Alors en effet, elan_i2c n'est pas lancé mais si je le lance, pas de touchpad non plus. De mémoire, ce module n'est pas lancé sur ma Debian d'ou tout mon incompréhension.

----------

## sebB

Peux tu essayer avec, soit le kernel LTS 4.19, soit le dernier kernel histoire d'éliminer l'option du touchpad non supporté par le noyau

Enusite je ne ne connait pas l'incidence de garder synaptic dans le make.conf. Ca fait un moment que je n'ai plus que INPUT_DEVICES="libinput"

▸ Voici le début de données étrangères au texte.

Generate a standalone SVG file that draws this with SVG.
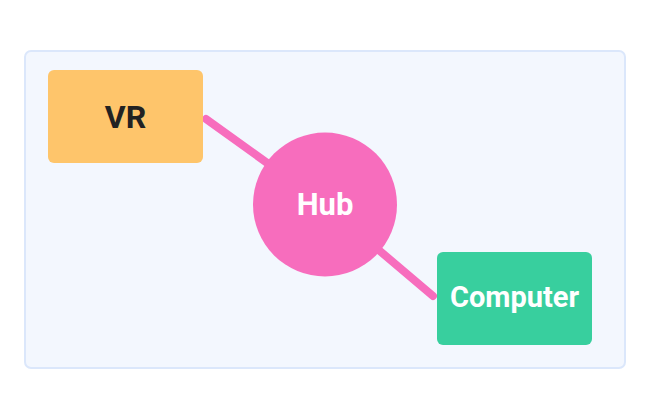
<svg xmlns="http://www.w3.org/2000/svg" width="650" height="420" viewBox="0 0 650 420">
<style>
.lbl{font-family:Roboto,"Liberation Sans",sans-serif;font-weight:bold;text-anchor:middle;dominant-baseline:central}
.edge{stroke:#f76dbd;stroke-width:8;stroke-linecap:round;fill:none}
</style>
<rect width="650" height="420" fill="#ffffff"/>
<rect x="25" y="51" width="600" height="317" rx="6" fill="#f3f7fe" stroke="#dbe7fb" stroke-width="2"/>
<g id="connectors">
<line class="edge" x1="206" y1="119" x2="325" y2="204.5"/>
<line class="edge" x1="325" y1="204.5" x2="433" y2="296"/>
</g>
<g id="vr">
<rect x="48" y="70" width="155" height="93" rx="6" fill="#fec56b"/>
<text class="lbl" x="125.5" y="117" font-size="32" fill="#222222">VR</text>
</g>
<g id="hub">
<circle cx="325" cy="204.5" r="72" fill="#f76dbd"/>
<text class="lbl" x="325" y="204" font-size="31" fill="#ffffff">Hub</text>
</g>
<g id="computer">
<rect x="437" y="252" width="155" height="93" rx="6" fill="#38cf9e"/>
<text class="lbl" x="514.5" y="297" font-size="29" fill="#ffffff">Computer</text>
</g>
</svg>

https://wiki.gentoo.org/wiki/Libinput

----------

## sluggeek

@Seb

Je pense que garder libinput, synapticd et evdev et lié à certains tuto fr que l'on trouve sur le net ou les 3 sont indiqués.

Normalement seul libinput devrait suffire sauf bizarreries qui me sont inconnues.

Après je pense pas que ça gêne. Sur mon PC j'ai fait des installation avec les 3 ou avec libinput tout seul et ça n'a rien changé. Mais bon mon cas n'est pas forcément une généralité.

@Baba

Si on fait une recherche google sur ton problème, on peut lire sur des forum anglais que certaines marques de PC posent des problèmes avec gentoo mais pas ubuntu/debian. C'est quoi ton matériel ?

Bien à toi,

----------

## Babaorheum

 *sluggeek wrote:*   

> @Baba
> 
> Si on fait une recherche google sur ton problème, on peut lire sur des forum anglais que certaines marques de PC posent des problèmes avec gentoo mais pas ubuntu/debian. C'est quoi ton matériel ?
> 
> Bien à toi,

 

C'est ce que j'ai vu ici ou là également.

Concernant le matériel, c'est le PC Portable de chez Honor (HUAWEI) Magicbook Pro 16. 

C'est assez contraignant que le matos ne serait pas reconnu sur Gentoo, cela peut venir d'ou cette issue ?

Car bon, même si Debian dépanne, je préfère Gentoo et Portage c'est énormément plus simple pour gérer les packages  :Very Happy: 

Et vu que je me sers énormément du touchpad :/

----------

## sluggeek

Salut,

J'ai rien trouvé de probant concernant ta machine ...

Par contre si lspci ne renvoit rien, peut-être que ton touchpad est reconnu comme un périphérique "PS/2". A priori c'est un problème courant : https://wiki.gentoo.org/wiki/Synaptics#My_Touchpad_is_not_recognized.

Bien à toi,

----------

## Babaorheum

Ca y est, après une bonne demi-heure de recherche, j'ai trouvé l'option manquante -> CONFIG_PINCTRL_AMD

----------